— Start —
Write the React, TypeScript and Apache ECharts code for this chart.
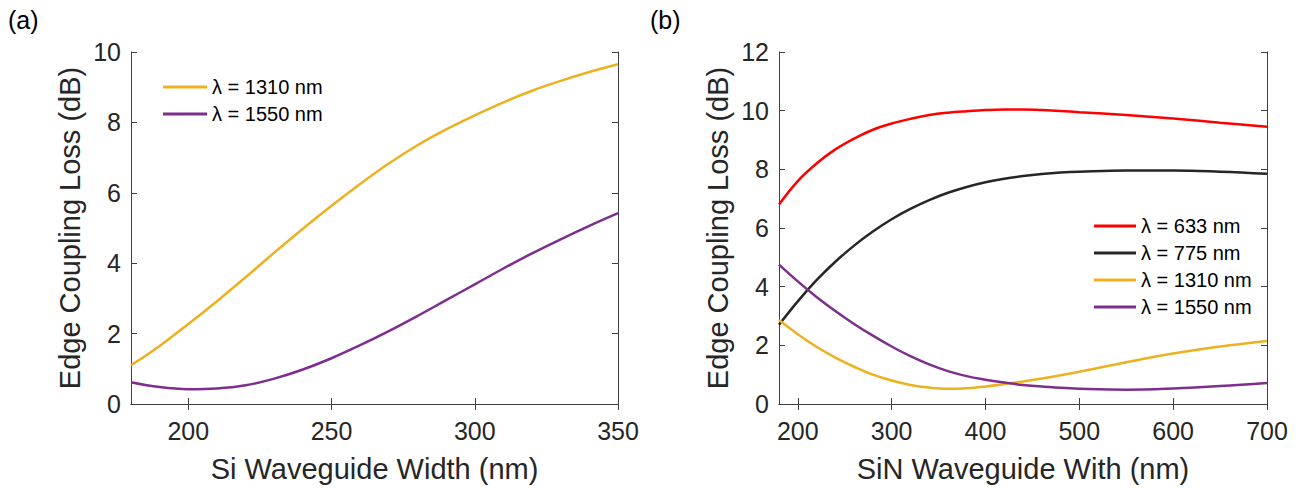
import React, { useEffect, useRef } from "react";
import * as echarts from "echarts";

const FONT = "'Liberation Sans', Arial, Helvetica, sans-serif";
const AXIS_COLOR = "#404040";

// Panel (a): Si waveguide width (nm)
const siWidth = [180, 190, 200, 210, 220, 230, 240, 250, 260, 270, 280, 290, 300, 310, 320, 330, 340, 350];
const si1310 = [1.1, 1.65, 2.27, 2.92, 3.6, 4.3, 4.98, 5.63, 6.25, 6.83, 7.35, 7.8, 8.2, 8.57, 8.9, 9.18, 9.43, 9.65];
const si1550 = [0.62, 0.48, 0.42, 0.44, 0.53, 0.72, 0.98, 1.3, 1.67, 2.07, 2.5, 2.95, 3.4, 3.85, 4.28, 4.68, 5.06, 5.42];

// Panel (b): SiN waveguide width (nm)
const sinWidth = [180, 200, 220, 240, 260, 280, 300, 320, 340, 360, 380, 400, 420, 440, 460, 480, 500, 550, 600, 650, 700];
const sin633 = [6.8, 7.6, 8.2, 8.68, 9.05, 9.35, 9.56, 9.72, 9.85, 9.93, 9.98, 10.02, 10.04, 10.04, 10.02, 9.99, 9.95, 9.85, 9.73, 9.59, 9.45];
const sin775 = [2.7, 3.5, 4.22, 4.85, 5.4, 5.88, 6.3, 6.65, 6.95, 7.2, 7.4, 7.56, 7.68, 7.77, 7.84, 7.89, 7.92, 7.96, 7.96, 7.92, 7.85];
const sin1310 = [2.86, 2.38, 1.95, 1.58, 1.27, 1.0, 0.8, 0.65, 0.56, 0.52, 0.54, 0.6, 0.68, 0.77, 0.87, 0.98, 1.1, 1.42, 1.72, 1.96, 2.15];
const sin1550 = [4.75, 4.18, 3.65, 3.17, 2.73, 2.33, 1.96, 1.63, 1.35, 1.12, 0.95, 0.83, 0.73, 0.65, 0.6, 0.55, 0.52, 0.49, 0.53, 0.61, 0.72];

const names = ["λ = 633 nm", "λ = 775 nm", "λ = 1310 nm", "λ = 1550 nm"];
const colors = ["#FF0000", "#262626", "#EDB120", "#7E2F8E"];

const xLeft = { min: 180, max: 350 };
const xRight = { min: 180, max: 700 };
const yLeft = { min: 0, max: 10 };
const yRight = { min: 0, max: 12 };
const xLeftTicks = [200, 250, 300, 350];
const xRightTicks = [200, 300, 400, 500, 600, 700];

const zip = (xs: number[], ys: number[]) => xs.map((x, i) => [x, ys[i]]);

export default function App() {
  const ref = useRef<HTMLDivElement>(null);
  useEffect(() => {
    if (!ref.current) return;
    const chart = echarts.init(ref.current, undefined, { renderer: "svg" });

    const lineAxis = { lineStyle: { color: AXIS_COLOR, width: 1 } };
    const tick = { inside: true, length: 6, lineStyle: { color: AXIS_COLOR } };
    const label = { color: "#262626", fontSize: 25, fontFamily: FONT };

    const mkX = (grid: number, r: any, ticks: number[], name: string) => [
      {
        type: "value", gridIndex: grid, ...r, position: "bottom",
        axisLine: lineAxis, axisTick: { ...tick, customValues: ticks }, splitLine: { show: false },
        axisLabel: { ...label, margin: 14, customValues: ticks },
        name, nameLocation: "middle", nameGap: 50,
        nameTextStyle: { color: "#262626", fontSize: 29, fontFamily: FONT },
      },
      {
        type: "value", gridIndex: grid, ...r, position: "top",
        axisLine: lineAxis, axisTick: { ...tick, customValues: ticks }, splitLine: { show: false },
        axisLabel: { show: false },
      },
    ];
    const mkY = (grid: number, r: any) => [
      {
        type: "value", gridIndex: grid, ...r, position: "left",
        axisLine: { show: true, ...lineAxis }, axisTick: tick, splitLine: { show: false },
        axisLabel: { ...label, margin: 10 },
        name: "Edge Coupling Loss (dB)", nameLocation: "middle", nameGap: 47,
        nameTextStyle: { color: "#262626", fontSize: 29, fontFamily: FONT },
      },
      {
        type: "value", gridIndex: grid, ...r, position: "right",
        axisLine: { show: true, ...lineAxis }, axisTick: tick, splitLine: { show: false },
        axisLabel: { show: false },
      },
    ];

    const line = (name: string, color: string, data: number[][], xi: number, yi: number) => ({
      type: "line", name, data, xAxisIndex: xi, yAxisIndex: yi,
      smooth: 0.4, showSymbol: false, symbol: "none",
      lineStyle: { color, width: 2.5 }, itemStyle: { color },
    });

    const legendText = { color: "#000", fontSize: 20, fontFamily: FONT, lineHeight: 20 };

    chart.setOption({
      animation: false,
      backgroundColor: "#ffffff",
      grid: [
        { left: 131, top: 52, width: 487, height: 354 },
        { left: 779, top: 52, width: 488, height: 354 },
      ],
      xAxis: [...mkX(0, xLeft, xLeftTicks, "Si Waveguide Width (nm)"), ...mkX(1, xRight, xRightTicks, "SiN Waveguide With (nm)")],
      yAxis: [...mkY(0, yLeft), ...mkY(1, yRight)],
      legend: [
        {
          left: 158, top: 72, orient: "vertical", itemWidth: 44, itemHeight: 3, itemGap: 7,
          icon: "rect", data: [names[2], names[3]], textStyle: legendText, selectedMode: false,
        },
        {
          left: 1089, top: 211, orient: "vertical", itemWidth: 42, itemHeight: 3, itemGap: 7,
          icon: "rect", data: names, textStyle: legendText, selectedMode: false,
        },
      ],
      graphic: [
        { type: "text", left: 8, top: 7, style: { text: "(a)", fontSize: 25, fontFamily: FONT, fill: "#000" } },
        { type: "text", left: 650, top: 7, style: { text: "(b)", fontSize: 25, fontFamily: FONT, fill: "#000" } },
      ],
      series: [
        line(names[2], colors[2], zip(siWidth, si1310), 0, 0),
        line(names[3], colors[3], zip(siWidth, si1550), 0, 0),
        line(names[0], colors[0], zip(sinWidth, sin633), 2, 2),
        line(names[1], colors[1], zip(sinWidth, sin775), 2, 2),
        line(names[2], colors[2], zip(sinWidth, sin1310), 2, 2),
        line(names[3], colors[3], zip(sinWidth, sin1550), 2, 2),
      ],
    });
    return () => chart.dispose();
  }, []);
  return <div ref={ref} style={{ position: "fixed", left: 0, top: 0, width: 1300, height: 488, background: "#fff" }} />;
}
— End —
[Direction] Restate the full listing verbatim and drop every picture.

[Exercise solution]
Write the React, TypeScript and Apache ECharts code for this chart.
import React, { useEffect, useRef } from "react";
import * as echarts from "echarts";

const FONT = "'Liberation Sans', Arial, Helvetica, sans-serif";
const AXIS_COLOR = "#404040";

// Panel (a): Si waveguide width (nm)
const siWidth = [180, 190, 200, 210, 220, 230, 240, 250, 260, 270, 280, 290, 300, 310, 320, 330, 340, 350];
const si1310 = [1.1, 1.65, 2.27, 2.92, 3.6, 4.3, 4.98, 5.63, 6.25, 6.83, 7.35, 7.8, 8.2, 8.57, 8.9, 9.18, 9.43, 9.65];
const si1550 = [0.62, 0.48, 0.42, 0.44, 0.53, 0.72, 0.98, 1.3, 1.67, 2.07, 2.5, 2.95, 3.4, 3.85, 4.28, 4.68, 5.06, 5.42];

// Panel (b): SiN waveguide width (nm)
const sinWidth = [180, 200, 220, 240, 260, 280, 300, 320, 340, 360, 380, 400, 420, 440, 460, 480, 500, 550, 600, 650, 700];
const sin633 = [6.8, 7.6, 8.2, 8.68, 9.05, 9.35, 9.56, 9.72, 9.85, 9.93, 9.98, 10.02, 10.04, 10.04, 10.02, 9.99, 9.95, 9.85, 9.73, 9.59, 9.45];
const sin775 = [2.7, 3.5, 4.22, 4.85, 5.4, 5.88, 6.3, 6.65, 6.95, 7.2, 7.4, 7.56, 7.68, 7.77, 7.84, 7.89, 7.92, 7.96, 7.96, 7.92, 7.85];
const sin1310 = [2.86, 2.38, 1.95, 1.58, 1.27, 1.0, 0.8, 0.65, 0.56, 0.52, 0.54, 0.6, 0.68, 0.77, 0.87, 0.98, 1.1, 1.42, 1.72, 1.96, 2.15];
const sin1550 = [4.75, 4.18, 3.65, 3.17, 2.73, 2.33, 1.96, 1.63, 1.35, 1.12, 0.95, 0.83, 0.73, 0.65, 0.6, 0.55, 0.52, 0.49, 0.53, 0.61, 0.72];

const names = ["λ = 633 nm", "λ = 775 nm", "λ = 1310 nm", "λ = 1550 nm"];
const colors = ["#FF0000", "#262626", "#EDB120", "#7E2F8E"];

const xLeft = { min: 180, max: 350 };
const xRight = { min: 180, max: 700 };
const yLeft = { min: 0, max: 10 };
const yRight = { min: 0, max: 12 };
const xLeftTicks = [200, 250, 300, 350];
const xRightTicks = [200, 300, 400, 500, 600, 700];

const zip = (xs: number[], ys: number[]) => xs.map((x, i) => [x, ys[i]]);

export default function App() {
  const ref = useRef<HTMLDivElement>(null);
  useEffect(() => {
    if (!ref.current) return;
    const chart = echarts.init(ref.current, undefined, { renderer: "svg" });

    const lineAxis = { lineStyle: { color: AXIS_COLOR, width: 1 } };
    const tick = { inside: true, length: 6, lineStyle: { color: AXIS_COLOR } };
    const label = { color: "#262626", fontSize: 25, fontFamily: FONT };

    const mkX = (grid: number, r: any, ticks: number[], name: string) => [
      {
        type: "value", gridIndex: grid, ...r, position: "bottom",
        axisLine: lineAxis, axisTick: { ...tick, customValues: ticks }, splitLine: { show: false },
        axisLabel: { ...label, margin: 14, customValues: ticks },
        name, nameLocation: "middle", nameGap: 50,
        nameTextStyle: { color: "#262626", fontSize: 29, fontFamily: FONT },
      },
      {
        type: "value", gridIndex: grid, ...r, position: "top",
        axisLine: lineAxis, axisTick: { ...tick, customValues: ticks }, splitLine: { show: false },
        axisLabel: { show: false },
      },
    ];
    const mkY = (grid: number, r: any) => [
      {
        type: "value", gridIndex: grid, ...r, position: "left",
        axisLine: { show: true, ...lineAxis }, axisTick: tick, splitLine: { show: false },
        axisLabel: { ...label, margin: 10 },
        name: "Edge Coupling Loss (dB)", nameLocation: "middle", nameGap: 47,
        nameTextStyle: { color: "#262626", fontSize: 29, fontFamily: FONT },
      },
      {
        type: "value", gridIndex: grid, ...r, position: "right",
        axisLine: { show: true, ...lineAxis }, axisTick: tick, splitLine: { show: false },
        axisLabel: { show: false },
      },
    ];

    const line = (name: string, color: string, data: number[][], xi: number, yi: number) => ({
      type: "line", name, data, xAxisIndex: xi, yAxisIndex: yi,
      smooth: 0.4, showSymbol: false, symbol: "none",
      lineStyle: { color, width: 2.5 }, itemStyle: { color },
    });

    const legendText = { color: "#000", fontSize: 20, fontFamily: FONT, lineHeight: 20 };

    chart.setOption({
      animation: false,
      backgroundColor: "#ffffff",
      grid: [
        { left: 131, top: 52, width: 487, height: 354 },
        { left: 779, top: 52, width: 488, height: 354 },
      ],
      xAxis: [...mkX(0, xLeft, xLeftTicks, "Si Waveguide Width (nm)"), ...mkX(1, xRight, xRightTicks, "SiN Waveguide With (nm)")],
      yAxis: [...mkY(0, yLeft), ...mkY(1, yRight)],
      legend: [
        {
          left: 158, top: 72, orient: "vertical", itemWidth: 44, itemHeight: 3, itemGap: 7,
          icon: "rect", data: [names[2], names[3]], textStyle: legendText, selectedMode: false,
        },
        {
          left: 1089, top: 211, orient: "vertical", itemWidth: 42, itemHeight: 3, itemGap: 7,
          icon: "rect", data: names, textStyle: legendText, selectedMode: false,
        },
      ],
      graphic: [
        { type: "text", left: 8, top: 7, style: { text: "(a)", fontSize: 25, fontFamily: FONT, fill: "#000" } },
        { type: "text", left: 650, top: 7, style: { text: "(b)", fontSize: 25, fontFamily: FONT, fill: "#000" } },
      ],
      series: [
        line(names[2], colors[2], zip(siWidth, si1310), 0, 0),
        line(names[3], colors[3], zip(siWidth, si1550), 0, 0),
        line(names[0], colors[0], zip(sinWidth, sin633), 2, 2),
        line(names[1], colors[1], zip(sinWidth, sin775), 2, 2),
        line(names[2], colors[2], zip(sinWidth, sin1310), 2, 2),
        line(names[3], colors[3], zip(sinWidth, sin1550), 2, 2),
      ],
    });
    return () => chart.dispose();
  }, []);
  return <div ref={ref} style={{ position: "fixed", left: 0, top: 0, width: 1300, height: 488, background: "#fff" }} />;
}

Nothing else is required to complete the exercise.